Uma coisa que considero muito útil é visitar regularmente quem sofre, por exemplo, aqueles que afirmam ser os nossos grupos-alvo. Se nos sentarmos e trabalharmos em nossos escritórios por muito tempo ou nos aproximarmos demais de outras pessoas do mesmo tipo, nosso coração pode se perder mesmo que nossa mente ainda articule nossa missão. Visitar os pobres, os excluídos, os manifestantes, as favelas, os deficientes e os moradores das florestas ajuda a florescer a nossa compaixão. Também podemos aprender muita sabedoria com essas pessoas, pois o sofrimento as torna sábias e algumas delas vivem uma vida muito mais sustentável do que aqueles de nós que a pregam. Quando éramos jovens e nos confundimos facilmente, visitá-los ajudava a esclarecer nossa direção. Agora eu as visito para ganhar sabedoria e desenvolver minha compaixão e me puxar para a terra.

No entanto, como um ser não iluminado, há momentos na vida diária em que nossas mentes estão nubladas. Nem sempre sou um coelho feliz santitante. Sempre que isso acontece, tomo esse estado de espírito como uma visita de um grande professor para me mostrar as áreas em meu coração que precisam ser cultivadas, para me mostrar onde a perspectiva do não-eu não foi suficientemente aplicada. À medida que a vida passa, se pudermos ver a aflição e a confusão reduzidas, podemos nos curvar a nós mesmos.

Há outros momentos em que a mente que compara aparece para dizer: “Olá meu caro, você não tem uma casa tão grande quanto seus amigos, você não tem tanto poder e posição como esta pessoa, ou você não é tão famoso quanto aquela”. Eu gostaria de receber essa mente que compara com um sorriso gentil e responder humoradamente: “Obrigado, mas eu não preciso da sua intromissão irritante. Eu sou quem eu sou. Eu gosto do meu trabalho. Gosto das minhas amizades, tenho uma boa família e comunidade e tenho o suficiente para a minha vida. Aceito e às vezes aproveito os desafios da vida à medida que surgem causas e condições. Às vezes eu até parto para um desafio. Minha vida aqui e agora é preciosa. Gosto de explorar e expandir o meu potencial e não preciso de uma sensação de falta para isso. Eu sou bom o suficiente e eu não preciso comparar. Muito obrigado. Se você não tiver certeza, pode me visitar novamente. Tchau!”

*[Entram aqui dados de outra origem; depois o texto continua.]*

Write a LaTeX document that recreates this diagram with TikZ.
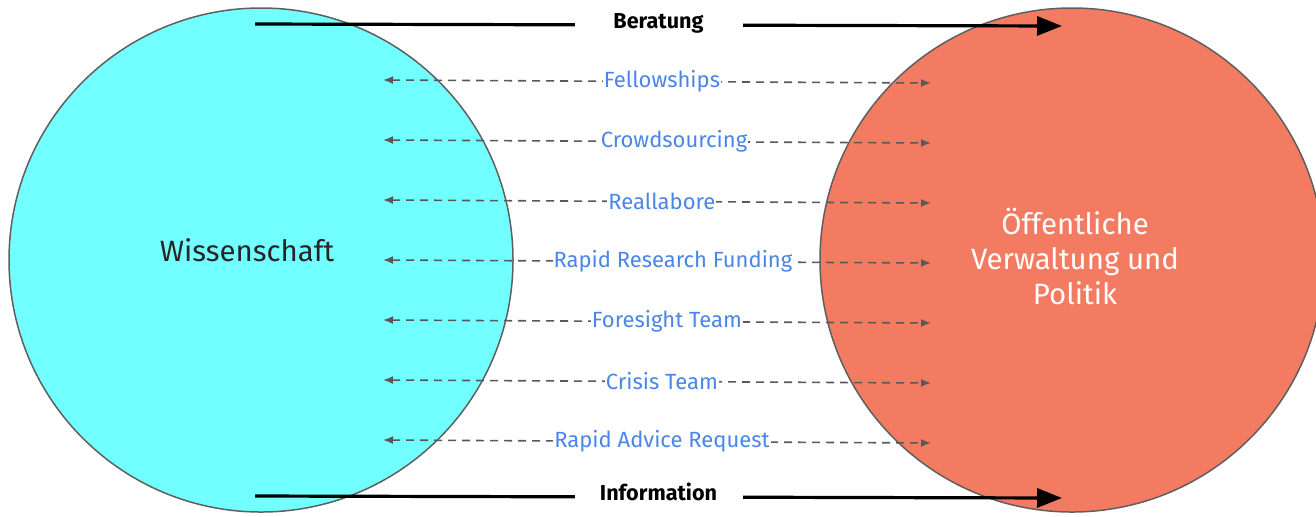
\documentclass[tikz,border=0pt]{standalone}
\usepackage{fontspec}
\setmainfont{Fira Sans}
\usetikzlibrary{arrows.meta}
\definecolor{sciencecyan}{HTML}{72FFFF}
\definecolor{policysalmon}{HTML}{F37B61}
\definecolor{rim}{HTML}{5F5F5F}
\definecolor{linkblue}{HTML}{4A86E8}
\definecolor{dashgray}{HTML}{595959}
\tikzset{
  sphere/.style={circle, draw=rim, line width=0.75pt, minimum size=252pt, inner sep=0pt},
  spheretext/.style={font=\fontsize{14.7}{17.5}\selectfont, align=center},
  mainflow/.style={line width=1.6pt, -{Triangle[length=12.5pt, width=9.5pt]}},
  flowlabel/.style={fill=white, font=\bfseries\fontsize{10.8}{12}\selectfont, minimum width=84pt, inner ysep=1pt},
  exchange/.style={{Latex[length=5pt,width=4pt]}-{Latex[length=5pt,width=4pt]}, draw=dashgray, line width=0.8pt, dash pattern=on 4pt off 3pt},
  formatlabel/.style={fill=white, text=linkblue, font=\fontsize{11}{13}\selectfont, inner xsep=0.5pt, inner ysep=1pt}
}
\begin{document}
\begin{tikzpicture}[x=0.5pt,y=-0.5pt]
\useasboundingbox (0,0) rectangle (1316,516);
\clip (0,0) rectangle (1316,516);

% the two sides
\node[sphere, fill=sciencecyan] (wiss) at (261,260) {};
\node[spheretext, text=black!85] (wisstext) at (247,250) {Wissenschaft};
\node[sphere, fill=policysalmon] (politik) at (1072,260) {};
\node[spheretext, text=white] (politiktext) at (1075,257) {Öffentliche\\Verwaltung und\\Politik};

% main flows
\coordinate (bstart) at (255,24);
\coordinate (bend) at (1062,26);
\draw[mainflow] (bstart) -- node[flowlabel, yshift=1pt] (beratung) {Beratung} (bend);
\coordinate (istart) at (255,496);
\coordinate (iend) at (1062,498);
\draw[mainflow] (istart) -- node[flowlabel, yshift=2.5pt] (information) {Information} (iend);

% exchange formats
\foreach \lbl/\p [count=\i] in {Fellowships/0.509, Crowdsourcing/0.531, Reallabore/0.509, Rapid Research Funding/0.529, Foresight Team/0.518, Crisis Team/0.509, Rapid Advice Request/0.509} {
  \pgfmathsetmacro\yy{20+60*\i}
  \coordinate (l\i) at (383,\yy);
  \coordinate (r\i) at (931,\yy+3);
  \draw[exchange] (l\i) -- node[formatlabel, pos=\p] (fmt\i) {\lbl} (r\i);
}
\end{tikzpicture}
\end{document}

Falaria com essa mente comparadora quantas vezes for necessário com muito amor e gentileza. Ela parece vir me visitar com menos frequência com o passar do tempo.

Quanto às necessidades básicas da vida eu sigo um princípio do mínimo, mas não da escassez. Além de gostar de trabalhar muito, vou a um bom filme de vez em quando. De vez em quando vou a um ruim. Tiro férias na praia na maioria dos anos e me conecto com o mar. Faço um passeio na floresta todos os anos. Muitas vezes leio bons romances que tocam a parte mais profunda do meu coração, e boa não-ficção que estimula minha curiosidade intelectual aumenta minha compreensão de questões sociais complicadas. Eu gosto da companhia de bons amigos e parentes próximos, e passeios na natureza.

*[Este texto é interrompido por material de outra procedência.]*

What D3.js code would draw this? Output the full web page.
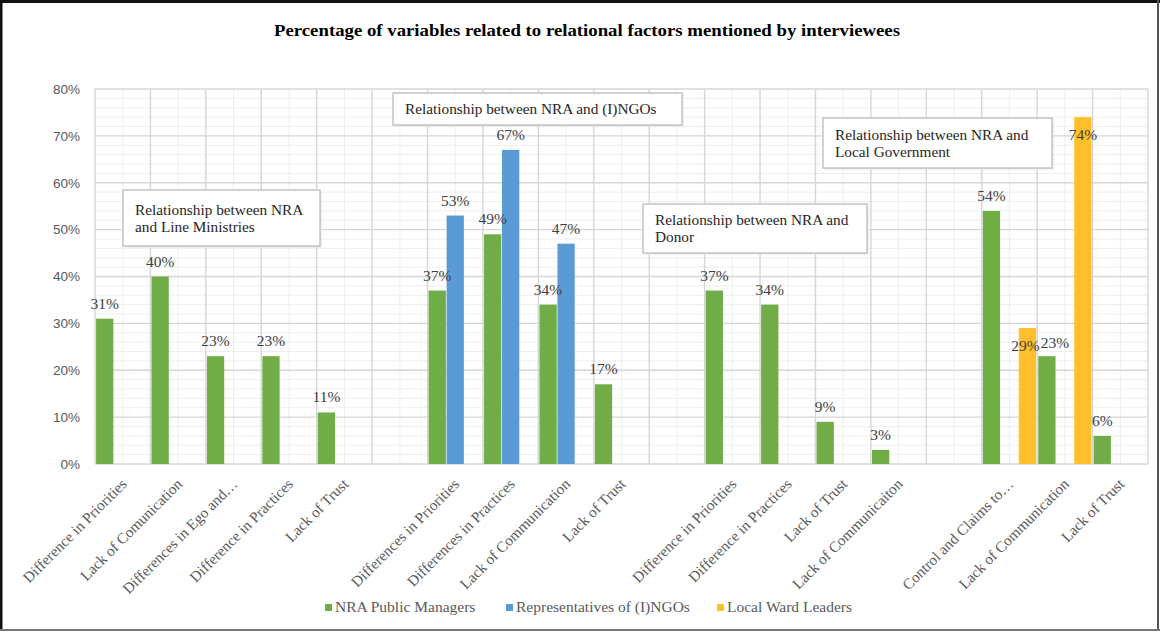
<!DOCTYPE html>
<html>
<head>
<meta charset="utf-8">
<script src="https://cdn.jsdelivr.net/npm/d3@7"></script>
<style>
  body { margin: 0; background: #fff; }
  svg { display: block; }
</style>
</head>
<body>
<script>
// categories along the x axis ("" = empty slot between the groups)
const categories = [
  "Difference in Priorities", "Lack of Comunication", "Differences in Ego and\u2026", "Difference in Practices", "Lack of Trust", "",
  "Differences in Priorities", "Differences in Practices", "Lack of Communication", "Lack of Trust", "",
  "Difference in Priorities", "Difference in Practices", "Lack of Trust", "Lack of Communicaiton", "",
  "Control and Claims to\u2026", "Lack of Communication", "Lack of Trust"
];

const seriesNames = ["NRA Public Managers", "Representatives of (I)NGOs", "Local Ward Leaders"];

const nraManagers = [31, 40, 23, 23, 11, null, 37, 49, 34, 17, null, 37, 34, 9, 3, null, 54, 23, 6];
const ngoReps     = [null, null, null, null, null, null, 53, 67, 47, null, null, null, null, null, null, null, null, null, null];
const wardLeaders = [null, null, null, null, null, null, null, null, null, null, null, null, null, null, null, null, 29, 74, null];

const yTicks = [0, 10, 20, 30, 40, 50, 60, 70, 80];

const groupNotes = [
  ["Relationship between NRA", "and Line Ministries"],
  ["Relationship between NRA and (I)NGOs"],
  ["Relationship between NRA and", "Donor"],
  ["Relationship between NRA and", "Local Government"]
];

const titleText = "Percentage of variables related to relational factors mentioned by interviewees";

// ---- layout ----
const W = 1160, H = 632;
const plot = { left: 95, right: 1148, top: 89, bottom: 464 };
const colors = ["#70AD47", "#5B9BD5", "#FFC02B"];
const serif = "'Liberation Serif', 'Times New Roman', serif";

const svg = d3.select("body").append("svg")
  .attr("width", W)
  .attr("height", H);

svg.append("rect").attr("width", W).attr("height", H).attr("fill", "#fff");

const x = d3.scaleBand()
  .domain(d3.range(categories.length))
  .range([plot.left, plot.right])
  .padding(0);

const xSub = d3.scaleBand()
  .domain([0, 1, 2])
  .range([0, x.bandwidth()])
  .paddingInner(0.04)
  .paddingOuter(0.06);

const y = d3.scaleLinear().domain([0, 80]).range([plot.bottom, plot.top]);

// minor grid
const grid = svg.append("g");
grid.selectAll(".hminor")
  .data(d3.range(0, 81, 2).filter(v => v % 10 !== 0))
  .enter().append("line")
  .attr("x1", plot.left).attr("x2", plot.right)
  .attr("y1", d => y(d)).attr("y2", d => y(d))
  .attr("stroke", "#eeeeee").attr("stroke-width", 1);

grid.selectAll(".vminor")
  .data(d3.range(categories.length))
  .enter().append("line")
  .attr("x1", d => x(d) + x.bandwidth() / 2).attr("x2", d => x(d) + x.bandwidth() / 2)
  .attr("y1", plot.top).attr("y2", plot.bottom)
  .attr("stroke", "#eeeeee").attr("stroke-width", 1);

// major grid
grid.selectAll(".hmajor")
  .data(yTicks)
  .enter().append("line")
  .attr("x1", plot.left).attr("x2", plot.right)
  .attr("y1", d => y(d)).attr("y2", d => y(d))
  .attr("stroke", "#d6d6d6").attr("stroke-width", 1.4);

grid.selectAll(".vmajor")
  .data(d3.range(categories.length + 1))
  .enter().append("line")
  .attr("x1", d => plot.left + d * x.step()).attr("x2", d => plot.left + d * x.step())
  .attr("y1", plot.top).attr("y2", plot.bottom)
  .attr("stroke", "#d6d6d6").attr("stroke-width", 1.4);

// y axis
const yAxis = d3.axisLeft(y).tickValues(yTicks).tickSize(0).tickPadding(15).tickFormat(d => d + "%");
svg.append("g")
  .attr("transform", `translate(${plot.left},0)`)
  .call(yAxis)
  .call(g => g.select(".domain").remove())
  .selectAll("text")
  .attr("fill", "#595959")
  .style("font-family", "'Liberation Sans', Arial, sans-serif")
  .style("font-size", "13.5px");

// x axis labels (rotated)
const xAxis = d3.axisBottom(x).tickSize(0).tickFormat(i => categories[i]);
const xg = svg.append("g")
  .attr("transform", `translate(0,${plot.bottom})`)
  .call(xAxis);
xg.select(".domain").remove();
xg.selectAll("text")
  .attr("fill", "#595959")
  .style("font-family", serif)
  .style("font-size", "15.2px")
  .attr("text-anchor", "end")
  .attr("y", 0).attr("dy", 0)
  .attr("transform", "translate(5,21) rotate(-45)");

// bars
const seriesValues = [nraManagers, ngoReps, wardLeaders];
const points = [];
seriesValues.forEach((vals, s) => {
  vals.forEach((v, i) => {
    if (v != null) points.push({ s, i, v });
  });
});

svg.append("g").selectAll("rect")
  .data(points)
  .enter().append("rect")
  .attr("x", d => x(d.i) + xSub(d.s))
  .attr("width", xSub.bandwidth())
  .attr("y", d => y(d.v))
  .attr("height", d => y(0) - y(d.v))
  .attr("fill", d => colors[d.s]);

// data labels (a few sit off their default spot in the original)
const labelShift = { "2-16": [-2, 33], "2-17": [0, 33], "0-17": [8, 2] };
svg.append("g").selectAll("text")
  .data(points)
  .enter().append("text")
  .attr("x", d => x(d.i) + xSub(d.s) + xSub.bandwidth() / 2 + (labelShift[d.s + "-" + d.i] || [0, 0])[0])
  .attr("y", d => y(d.v) - 10 + (labelShift[d.s + "-" + d.i] || [0, 0])[1])
  .attr("text-anchor", "middle")
  .attr("fill", "#404040")
  .style("font-family", serif)
  .style("font-size", "15.5px")
  .text(d => d.v + "%");

// group notes
const noteBoxes = [
  { x0: 123, y0: 190, w: 197, h: 56 },
  { x0: 393, y0: 93,  w: 289, h: 32 },
  { x0: 643, y0: 204, w: 224, h: 49 },
  { x0: 823, y0: 118, w: 229, h: 50 }
];
noteBoxes.forEach((b, k) => {
  const g = svg.append("g");
  g.append("rect")
    .attr("x", b.x0 + 1.5).attr("y", b.y0 + 1.5)
    .attr("width", b.w).attr("height", b.h)
    .attr("fill", "#e4e4e4");
  g.append("rect")
    .attr("x", b.x0).attr("y", b.y0)
    .attr("width", b.w).attr("height", b.h)
    .attr("fill", "#fff")
    .attr("stroke", "#c4c4c4")
    .attr("stroke-width", 1.5);
  const lines = groupNotes[k];
  const top = b.y0 + b.h / 2 - (lines.length - 1) * 8.5 + 5;
  lines.forEach((t, j) => {
    g.append("text")
      .attr("x", b.x0 + 12)
      .attr("y", top + j * 17)
      .attr("fill", "#262626")
      .style("font-family", serif)
      .style("font-size", "15.3px")
      .text(t);
  });
});

// title
svg.append("text")
  .attr("x", 587).attr("y", 36)
  .attr("text-anchor", "middle")
  .attr("fill", "#000")
  .style("font-family", serif)
  .style("font-weight", "bold")
  .style("font-size", "17px")
  .attr("textLength", 626)
  .attr("lengthAdjust", "spacingAndGlyphs")
  .text(titleText);

// legend
const legendX = [325, 506, 717];
const legend = svg.append("g");
seriesNames.forEach((name, s) => {
  legend.append("rect")
    .attr("x", legendX[s]).attr("y", 604)
    .attr("width", 7).attr("height", 7)
    .attr("fill", colors[s]);
  legend.append("text")
    .attr("x", legendX[s] + 10).attr("y", 612)
    .attr("fill", "#595959")
    .style("font-family", serif)
    .style("font-size", "15.5px")
    .text(name);
});

// outer frame
svg.append("line").attr("x1", 1).attr("x2", 1).attr("y1", 0).attr("y2", 631).attr("stroke", "#111").attr("stroke-width", 3);
svg.append("line").attr("x1", 0).attr("x2", W).attr("y1", 1.5).attr("y2", 1.5).attr("stroke", "#111").attr("stroke-width", 3);
svg.append("line").attr("x1", 1158).attr("x2", 1158).attr("y1", 0).attr("y2", 631).attr("stroke", "#555").attr("stroke-width", 2);
svg.append("line").attr("x1", 0).attr("x2", W).attr("y1", 630).attr("y2", 630).attr("stroke", "#777").attr("stroke-width", 2);
</script>
</body>
</html>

Embora eu ainda tenha um senso claro de quais ideias são certas ou erradas, estou menos apegado à corretude ou ao erro delas, e sou capaz de ouvir pessoas de opiniões diferentes com compreensão e, se necessário, com paciência. No entanto, tenho a sensação clara de que estou a trilhar um caminho certo, mas sabendo que este não é o único caminho.

Em suma, para ser buddhista na sociedade contemporânea, estou ciente de que minha sociedade é baseada em uma visão errada (miccha ditthi) e eu tenho que resistir ao estilo de vida convencional que promove a ganância, a violência, o individualismo, a competição. Eu não posso esperar até o amanhecer de uma nova sociedade para viver uma boa vida buddhista, então, aqui e agora, eu tenho que encontrar e criar alternativas que sejam baseadas nos valores buddhistas de compaixão, generosidade, justiça, viver perto da natureza e da paz. Eu tenho que viver uma vida que vai na direção da redução das minhas aflições existenciais. Uma parte importante disso é embarcar em um trabalho desafiador e significativo para mudar a sociedade no sentido de avançar para a visão correta. Eu gosto de pensar em mim mesmo como um pequeno bodhisattva cuja missão de transformar minha consciência e mudar a estrutura da sociedade é uma só coisa.

Pracha Hutanuwatr, ativista thailandês e intelectual, é um ex-monge buddhista com um background socialista. Trabalhou sob a orientação de Buddhadasa Bhikku, um renomado monge buddhista e filósofo, que desenvolveu o conceito de socialismo dhâmmico; e Sulak Sivaraksa, um pensador influente e independente. Em 1988 Sulak e Pracha fundaram a Rede Internacional de buddhistas Engajados.

“Pracha é Diretor do Wongsanit Ashram e Diretor do Movimento Spirit in Education, uma ONG que organiza o Grassroots Leadership Training no Sudeste Asiático. Publicou vários livros importantes em thailandês. Recentemente, ele e Ramu Mannivan publicaram (em inglês): Asian Futures: Dialogue for Change, contendo entrevistas intensas com 14 proeminentes pensadores asiáticos.”